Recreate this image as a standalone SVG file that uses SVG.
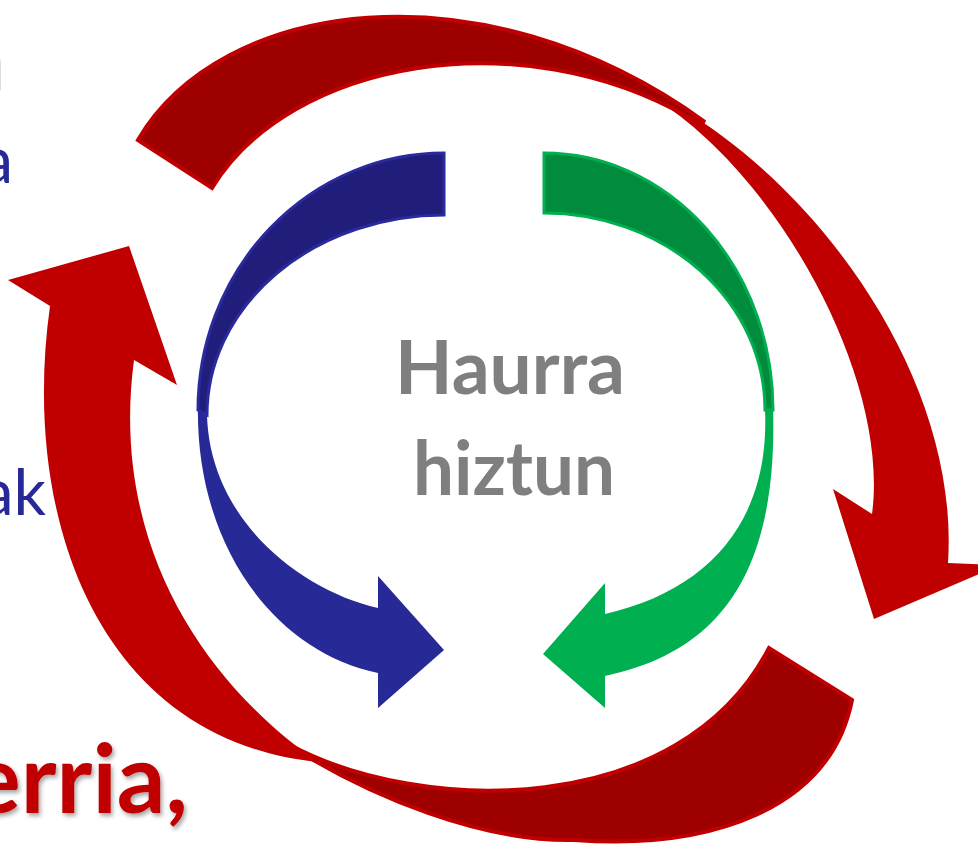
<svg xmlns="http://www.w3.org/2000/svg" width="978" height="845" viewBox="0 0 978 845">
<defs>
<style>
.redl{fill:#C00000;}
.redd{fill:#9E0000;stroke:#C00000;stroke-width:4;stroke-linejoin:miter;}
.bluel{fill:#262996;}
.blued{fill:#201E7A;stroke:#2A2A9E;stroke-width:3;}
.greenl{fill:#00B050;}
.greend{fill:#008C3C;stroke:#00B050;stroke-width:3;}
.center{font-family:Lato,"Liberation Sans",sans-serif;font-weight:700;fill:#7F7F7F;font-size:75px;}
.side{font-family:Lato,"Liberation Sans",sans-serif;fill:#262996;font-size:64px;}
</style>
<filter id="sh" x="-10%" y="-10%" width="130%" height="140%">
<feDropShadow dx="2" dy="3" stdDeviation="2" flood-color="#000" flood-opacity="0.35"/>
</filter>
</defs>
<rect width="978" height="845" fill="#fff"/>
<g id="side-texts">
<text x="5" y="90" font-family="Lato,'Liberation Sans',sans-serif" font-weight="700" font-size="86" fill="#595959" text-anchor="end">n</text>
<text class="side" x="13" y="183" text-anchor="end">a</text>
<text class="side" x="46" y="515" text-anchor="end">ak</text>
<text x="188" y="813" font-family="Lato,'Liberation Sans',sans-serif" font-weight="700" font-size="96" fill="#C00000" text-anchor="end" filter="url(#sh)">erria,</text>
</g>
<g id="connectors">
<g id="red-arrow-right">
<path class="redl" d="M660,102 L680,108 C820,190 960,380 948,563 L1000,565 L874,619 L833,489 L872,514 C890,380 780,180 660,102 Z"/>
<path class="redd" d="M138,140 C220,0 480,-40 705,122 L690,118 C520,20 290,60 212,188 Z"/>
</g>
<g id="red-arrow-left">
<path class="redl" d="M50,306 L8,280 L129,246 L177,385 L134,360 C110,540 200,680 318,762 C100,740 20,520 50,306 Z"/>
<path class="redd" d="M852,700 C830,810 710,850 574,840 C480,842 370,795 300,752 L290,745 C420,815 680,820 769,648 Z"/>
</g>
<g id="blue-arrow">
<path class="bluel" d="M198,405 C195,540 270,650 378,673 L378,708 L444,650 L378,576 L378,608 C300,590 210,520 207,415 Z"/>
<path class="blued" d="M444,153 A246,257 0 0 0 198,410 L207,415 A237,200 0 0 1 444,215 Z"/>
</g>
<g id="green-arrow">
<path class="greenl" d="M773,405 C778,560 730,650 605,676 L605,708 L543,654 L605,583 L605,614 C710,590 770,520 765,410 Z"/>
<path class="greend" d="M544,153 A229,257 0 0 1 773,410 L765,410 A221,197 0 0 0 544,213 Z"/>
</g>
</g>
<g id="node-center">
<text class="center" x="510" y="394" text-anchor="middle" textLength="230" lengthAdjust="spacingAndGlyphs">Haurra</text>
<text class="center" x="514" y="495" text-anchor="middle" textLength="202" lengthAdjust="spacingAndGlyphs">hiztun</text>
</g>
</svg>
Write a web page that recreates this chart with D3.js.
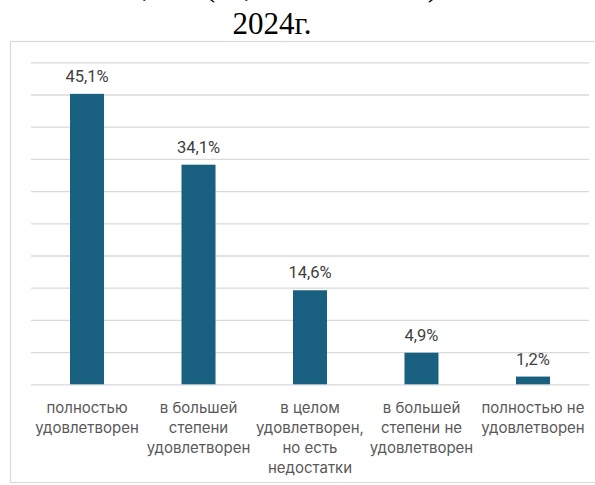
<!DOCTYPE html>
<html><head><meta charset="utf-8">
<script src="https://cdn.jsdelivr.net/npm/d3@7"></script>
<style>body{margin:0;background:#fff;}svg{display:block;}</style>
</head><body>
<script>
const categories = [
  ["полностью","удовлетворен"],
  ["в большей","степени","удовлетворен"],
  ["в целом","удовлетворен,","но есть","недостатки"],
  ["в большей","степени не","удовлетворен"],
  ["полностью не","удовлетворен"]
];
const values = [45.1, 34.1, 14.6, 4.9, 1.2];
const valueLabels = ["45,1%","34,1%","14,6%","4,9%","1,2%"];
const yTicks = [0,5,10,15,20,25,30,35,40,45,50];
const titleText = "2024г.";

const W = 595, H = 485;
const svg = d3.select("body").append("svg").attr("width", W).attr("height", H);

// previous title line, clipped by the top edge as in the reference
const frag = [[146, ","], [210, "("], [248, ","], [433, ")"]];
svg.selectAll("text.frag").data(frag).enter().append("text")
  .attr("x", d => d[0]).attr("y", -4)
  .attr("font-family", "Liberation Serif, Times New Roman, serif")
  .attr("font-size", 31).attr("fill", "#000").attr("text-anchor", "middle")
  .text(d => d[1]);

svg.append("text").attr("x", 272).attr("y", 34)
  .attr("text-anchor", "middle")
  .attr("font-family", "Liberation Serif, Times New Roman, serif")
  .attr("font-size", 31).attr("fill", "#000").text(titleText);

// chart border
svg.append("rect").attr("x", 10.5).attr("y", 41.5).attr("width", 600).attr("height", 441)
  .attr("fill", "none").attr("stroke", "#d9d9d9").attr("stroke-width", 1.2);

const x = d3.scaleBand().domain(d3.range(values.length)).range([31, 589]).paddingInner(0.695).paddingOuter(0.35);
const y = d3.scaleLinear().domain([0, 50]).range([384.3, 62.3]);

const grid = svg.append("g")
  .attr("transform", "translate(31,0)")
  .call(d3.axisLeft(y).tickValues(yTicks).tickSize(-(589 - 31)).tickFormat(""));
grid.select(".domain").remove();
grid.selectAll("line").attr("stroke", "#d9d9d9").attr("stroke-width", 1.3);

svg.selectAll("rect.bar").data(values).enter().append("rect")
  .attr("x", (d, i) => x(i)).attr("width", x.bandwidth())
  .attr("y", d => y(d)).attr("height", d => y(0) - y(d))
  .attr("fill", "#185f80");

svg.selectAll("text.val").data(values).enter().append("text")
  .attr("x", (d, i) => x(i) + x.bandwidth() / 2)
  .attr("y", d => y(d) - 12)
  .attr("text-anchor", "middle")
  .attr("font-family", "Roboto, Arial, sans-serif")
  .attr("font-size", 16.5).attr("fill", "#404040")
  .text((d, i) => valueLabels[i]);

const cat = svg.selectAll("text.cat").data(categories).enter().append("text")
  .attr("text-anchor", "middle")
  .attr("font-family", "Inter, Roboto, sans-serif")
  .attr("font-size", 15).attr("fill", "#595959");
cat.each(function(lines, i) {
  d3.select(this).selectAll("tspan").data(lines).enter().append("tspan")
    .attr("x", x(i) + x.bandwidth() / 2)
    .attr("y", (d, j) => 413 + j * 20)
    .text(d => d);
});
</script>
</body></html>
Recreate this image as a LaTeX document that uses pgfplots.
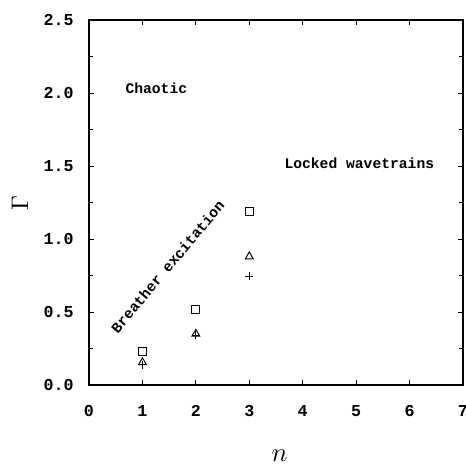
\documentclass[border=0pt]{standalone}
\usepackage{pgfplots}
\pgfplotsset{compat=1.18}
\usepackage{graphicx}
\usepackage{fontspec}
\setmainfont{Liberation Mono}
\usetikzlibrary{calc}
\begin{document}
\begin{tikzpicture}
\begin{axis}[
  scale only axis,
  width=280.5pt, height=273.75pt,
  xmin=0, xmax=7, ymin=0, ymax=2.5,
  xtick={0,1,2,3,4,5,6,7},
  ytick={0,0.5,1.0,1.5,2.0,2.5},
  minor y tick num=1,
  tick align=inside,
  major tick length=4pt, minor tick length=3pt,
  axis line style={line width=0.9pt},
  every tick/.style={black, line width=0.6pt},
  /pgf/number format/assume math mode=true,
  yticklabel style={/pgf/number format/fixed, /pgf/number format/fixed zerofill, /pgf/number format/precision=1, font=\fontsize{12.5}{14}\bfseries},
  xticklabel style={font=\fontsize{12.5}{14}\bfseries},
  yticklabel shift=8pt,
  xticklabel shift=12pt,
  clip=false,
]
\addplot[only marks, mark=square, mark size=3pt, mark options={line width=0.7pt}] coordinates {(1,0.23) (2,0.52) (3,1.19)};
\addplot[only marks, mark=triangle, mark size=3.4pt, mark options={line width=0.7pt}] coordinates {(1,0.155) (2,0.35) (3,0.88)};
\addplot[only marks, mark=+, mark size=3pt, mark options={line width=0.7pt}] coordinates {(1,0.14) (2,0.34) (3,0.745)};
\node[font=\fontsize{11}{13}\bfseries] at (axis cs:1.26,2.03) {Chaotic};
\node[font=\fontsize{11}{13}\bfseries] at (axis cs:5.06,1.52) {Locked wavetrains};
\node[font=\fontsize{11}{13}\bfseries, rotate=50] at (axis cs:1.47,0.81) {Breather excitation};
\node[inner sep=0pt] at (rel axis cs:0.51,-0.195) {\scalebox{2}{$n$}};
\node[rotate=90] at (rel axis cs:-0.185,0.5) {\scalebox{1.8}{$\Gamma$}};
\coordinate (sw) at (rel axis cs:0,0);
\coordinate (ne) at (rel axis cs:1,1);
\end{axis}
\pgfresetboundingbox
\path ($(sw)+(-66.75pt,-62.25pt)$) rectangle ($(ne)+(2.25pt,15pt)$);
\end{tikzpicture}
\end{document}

**WORK REQUIRED:** List every line from the entries above in which "uses" appears.

**COMPLETE RESPONSE:**
Recreate this image as a standalone SVG file that uses SVG.
Recreate this image as a LaTeX document that uses pgfplots.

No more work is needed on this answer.